The Bureau gets around 20 to 30 legal letters a year, Breen said. It currently has one ongoing libel case, alongside Open Democracy and The Telegraph, brought by an organisation linked to Kazakhstan’s former dictator Nursultan Nazarbayev over stories about his alleged use of a UK company to protect his assets.

Breen said: “We’re having to up the amount that we put aside for legal letters because what we are doing is so deep and often goes up against powerful people so it’s definitely a pressure and a stress point and takes time and energy.”

Rozina Breen: TBIJ impact model means we wants to engage audiences anywhere

Alongside the financial diversification, Breen’s aim has also been to diversify the content and platforms on which TBIJ was publishing as well as to democratise its work.

Since her arrival TBIJ has “refired” its Linkedin (now on 15,000 followers) and Instagram (3,600) accounts and launched on Tiktok (683), telling its stories in different ways to make them more accessible.

TBIJ’s funding model means it does not have to drive people to its own website for advertising or subscriptions revenue. Instead its key metric is having impact – aligning with its tagline of “sparking change through exposing injustice” – meaning it wants the total reach of its work to be as big as possible, whether on social media, other publishers’ websites, or its own pages.

Its content “will always be free to access,” Breen said. “That is a deep philosophical point… our work is in the public interest. It should be for the public and alongside the public for all the public, not just a group of people who may be super-served by some news content or output.”

Community-led projects key for ‘democratisation’

TBIJ launched a community-led pilot project last year testing out a new approach to investigative journalism.

One example of this was the Hot Homes project, described as a collaboration between south London residents, TBIJ and the University of Glasgow’s Urban Big Data Centre. It saw 40 homes in Southwark fitted with temperature sensors and residents gather at a community centre to discuss the impact climate change is having on how they live.

Hot Homes also acted as a step up on internal collaboration within TBIJ, involving the global health, environment and Bureau Local teams, with Breen crediting it for “agility, adaptability, deepening our subject specialism and working in a more intersectional world”.

This was followed this year by Trans+ Voices aiming to discover the impact of political discourse on trans and non-binary communities including through listening events held in partnership with trans-led organisations.

Breen said they wanted to find out “what would an investigation look like if you went, built trust within a certain community, understood from them what they wanted to investigate, commissioned through their lens, newsgathered through their lens, storytold through their lens, and essentially came out with the same sort of product, which is an investigation that is relevant to wider audiences, but was more inclusive, was more diverse, arguably felt more relevant to some of those communities”.

Breen connected this aim to her own background, which she described as being working class raised by a single parent in North London with free school meals – as well as being a woman of colour.

“I’ve come through a non-traditional route, I feel a non-traditional candidate in journalism anyway, let alone a position of leadership,” Breen said. “And understanding that you can still inspire, motivate, inform, have a publisher-audience relationship with anybody if you invest a bit of time in getting to know them, so building a community, was really important to me.”

Before joining TBIJ, Breen was head of North of England for the BBC and previously head of news at 5 Live.
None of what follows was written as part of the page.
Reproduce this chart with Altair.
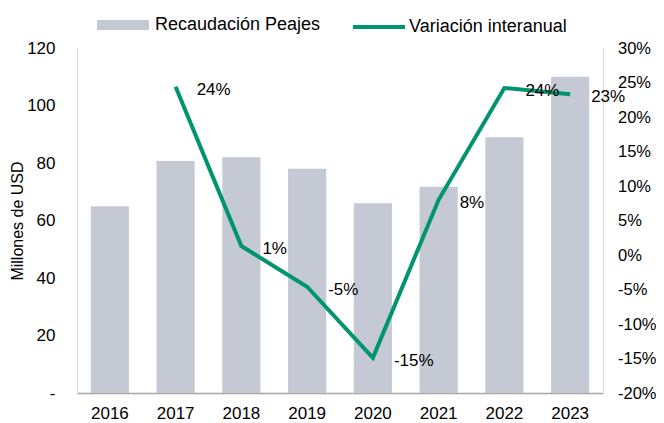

She made the switch away from the daily news agenda to longer-form deep dive journalism – but keeping the public service ethos of the BBC – in part because she felt there is “little space” for work holding people to account and understanding policy. “Everything feels quite short-termism.”

This similarly is a reason she feels TBIJ will survive the age of generative AI: because its work “is so human-led and meticulous and deep and long, and we’re not informed by a daily news agenda. I would argue that the value of our work has increased over time. There are not a huge amount of people doing what we do.”